Dependent on journalism for a livelihood, the Meynells edited briefly (1880) The Pen, which published essays by Tennyson, Browning, Rossetti, and Ruskin; the Catholic Weekly Register (1881-1895); and a monthly, Merry England (1883-1895). In addition to writing for these, Mrs. Meynell contributed to the Dublin Review (1906-1922), the Scots Observer, later the National Observer (1889-1894), and the Pall Mall Gazette, for which she wrote a weekly column (1894).

Most of her volumes of prose were collections of essays first published in periodicals. Among these are The Rhythm of Life (1893); The Colour of Life (1896); The Children (1897); The Spirit of Place (1899); Ceres’ Runaway (1909); Hearts of Controversy (1917); and Second Person Singular (1921). John Ruskin (1900), commissioned by a publisher, was written as a book. Poems, published posthumously in 1923, brought together the verse which had appeared in several earlier volumes.
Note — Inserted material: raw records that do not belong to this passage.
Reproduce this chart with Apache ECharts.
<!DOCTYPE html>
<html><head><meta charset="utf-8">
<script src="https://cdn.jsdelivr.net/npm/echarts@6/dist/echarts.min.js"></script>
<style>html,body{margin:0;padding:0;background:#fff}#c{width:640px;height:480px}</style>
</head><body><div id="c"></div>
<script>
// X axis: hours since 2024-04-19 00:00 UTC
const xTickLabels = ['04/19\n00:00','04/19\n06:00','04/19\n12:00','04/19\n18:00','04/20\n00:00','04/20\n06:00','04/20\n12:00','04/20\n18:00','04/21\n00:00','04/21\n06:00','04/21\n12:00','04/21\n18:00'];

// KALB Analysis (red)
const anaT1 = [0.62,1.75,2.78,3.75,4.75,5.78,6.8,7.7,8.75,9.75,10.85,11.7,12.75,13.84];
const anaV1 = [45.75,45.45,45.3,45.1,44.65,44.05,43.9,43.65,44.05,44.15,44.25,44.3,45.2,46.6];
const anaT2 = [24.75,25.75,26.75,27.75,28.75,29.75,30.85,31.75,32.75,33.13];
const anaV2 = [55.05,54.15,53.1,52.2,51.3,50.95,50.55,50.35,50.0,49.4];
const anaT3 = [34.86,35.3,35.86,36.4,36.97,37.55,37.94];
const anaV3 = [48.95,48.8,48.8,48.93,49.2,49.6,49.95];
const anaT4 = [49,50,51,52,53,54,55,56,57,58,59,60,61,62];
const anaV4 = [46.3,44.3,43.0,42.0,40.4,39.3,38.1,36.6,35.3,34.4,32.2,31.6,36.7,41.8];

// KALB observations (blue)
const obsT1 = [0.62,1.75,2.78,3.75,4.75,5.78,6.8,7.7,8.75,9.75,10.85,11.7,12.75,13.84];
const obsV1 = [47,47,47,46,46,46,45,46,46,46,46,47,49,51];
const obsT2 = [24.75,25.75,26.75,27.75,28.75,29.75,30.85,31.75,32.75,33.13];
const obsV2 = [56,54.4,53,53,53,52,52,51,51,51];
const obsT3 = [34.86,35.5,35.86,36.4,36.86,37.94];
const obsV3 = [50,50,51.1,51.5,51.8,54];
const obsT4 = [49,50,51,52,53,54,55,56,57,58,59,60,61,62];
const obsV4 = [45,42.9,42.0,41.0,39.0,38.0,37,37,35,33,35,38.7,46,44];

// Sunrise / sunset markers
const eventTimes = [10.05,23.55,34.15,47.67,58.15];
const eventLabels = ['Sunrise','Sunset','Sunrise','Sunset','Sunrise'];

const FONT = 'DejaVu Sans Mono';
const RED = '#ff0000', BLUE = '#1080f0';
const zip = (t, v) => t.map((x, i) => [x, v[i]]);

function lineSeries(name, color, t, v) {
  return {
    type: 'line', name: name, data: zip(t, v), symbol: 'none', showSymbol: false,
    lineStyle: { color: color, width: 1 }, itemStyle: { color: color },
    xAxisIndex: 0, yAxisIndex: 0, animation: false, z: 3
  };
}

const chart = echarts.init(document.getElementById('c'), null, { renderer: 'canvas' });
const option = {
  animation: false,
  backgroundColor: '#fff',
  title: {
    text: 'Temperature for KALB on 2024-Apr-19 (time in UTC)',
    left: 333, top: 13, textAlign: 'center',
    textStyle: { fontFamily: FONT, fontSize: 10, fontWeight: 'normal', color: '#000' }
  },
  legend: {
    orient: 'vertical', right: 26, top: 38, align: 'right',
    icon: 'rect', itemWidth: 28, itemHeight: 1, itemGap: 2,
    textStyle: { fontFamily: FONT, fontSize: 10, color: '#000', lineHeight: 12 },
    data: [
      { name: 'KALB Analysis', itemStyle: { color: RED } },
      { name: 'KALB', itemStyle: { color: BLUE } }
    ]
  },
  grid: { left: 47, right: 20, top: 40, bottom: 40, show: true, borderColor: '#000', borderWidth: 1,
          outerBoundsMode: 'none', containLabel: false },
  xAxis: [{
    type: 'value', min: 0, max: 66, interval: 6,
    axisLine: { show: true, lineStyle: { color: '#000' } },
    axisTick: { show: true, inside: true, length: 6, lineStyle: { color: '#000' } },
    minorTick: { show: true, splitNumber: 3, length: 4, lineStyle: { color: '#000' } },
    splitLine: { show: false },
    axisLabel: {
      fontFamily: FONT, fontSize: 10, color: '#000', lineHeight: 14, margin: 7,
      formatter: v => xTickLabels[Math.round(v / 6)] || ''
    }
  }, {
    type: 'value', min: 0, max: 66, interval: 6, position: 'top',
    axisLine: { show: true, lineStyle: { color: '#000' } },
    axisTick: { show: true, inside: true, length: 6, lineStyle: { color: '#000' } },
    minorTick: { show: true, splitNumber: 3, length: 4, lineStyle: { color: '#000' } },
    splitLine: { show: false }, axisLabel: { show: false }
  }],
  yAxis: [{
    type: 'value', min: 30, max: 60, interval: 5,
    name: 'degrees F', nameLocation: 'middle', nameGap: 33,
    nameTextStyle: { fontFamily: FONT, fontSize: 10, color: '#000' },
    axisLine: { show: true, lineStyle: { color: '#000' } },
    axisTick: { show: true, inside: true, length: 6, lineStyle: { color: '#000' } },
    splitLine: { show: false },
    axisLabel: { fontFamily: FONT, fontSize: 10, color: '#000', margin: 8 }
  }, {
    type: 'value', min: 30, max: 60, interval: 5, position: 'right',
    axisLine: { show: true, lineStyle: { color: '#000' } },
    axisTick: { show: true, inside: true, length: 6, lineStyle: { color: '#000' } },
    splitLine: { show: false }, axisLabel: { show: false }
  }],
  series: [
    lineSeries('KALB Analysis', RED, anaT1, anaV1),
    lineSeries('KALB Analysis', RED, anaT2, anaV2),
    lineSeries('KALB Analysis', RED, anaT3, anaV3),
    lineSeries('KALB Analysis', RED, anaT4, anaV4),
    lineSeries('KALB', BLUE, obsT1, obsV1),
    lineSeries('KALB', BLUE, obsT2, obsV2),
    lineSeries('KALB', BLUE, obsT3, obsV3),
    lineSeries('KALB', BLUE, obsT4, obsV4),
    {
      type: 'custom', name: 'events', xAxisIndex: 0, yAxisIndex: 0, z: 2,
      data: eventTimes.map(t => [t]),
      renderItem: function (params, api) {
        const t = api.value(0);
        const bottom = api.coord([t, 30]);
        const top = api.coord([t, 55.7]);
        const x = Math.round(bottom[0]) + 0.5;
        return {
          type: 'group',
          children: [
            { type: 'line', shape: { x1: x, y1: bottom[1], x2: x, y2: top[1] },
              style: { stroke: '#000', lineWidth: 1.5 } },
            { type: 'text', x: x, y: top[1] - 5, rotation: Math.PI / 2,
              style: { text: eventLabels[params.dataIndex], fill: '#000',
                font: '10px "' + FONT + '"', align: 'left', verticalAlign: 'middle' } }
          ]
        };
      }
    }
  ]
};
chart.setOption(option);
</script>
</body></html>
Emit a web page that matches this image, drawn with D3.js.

The sensitive perception, freshness, and strength of her writing brought Alice Meynell many friends (Wilfrid Meynell asked to be introduced to her after reading one of her poems), and the Meynell home was a meeting place for the most celebrated writers in London. George Meredith was a close friend, and on the death of Lord Tennyson, Coventry Patmore proposed her for the laureateship of England. Her poetry reveals the same delicacy, the same mystic searching for the unseen world of the soul, that characterize the poems of her idols, Elizabeth Barrett Browning and Christina Rossetti.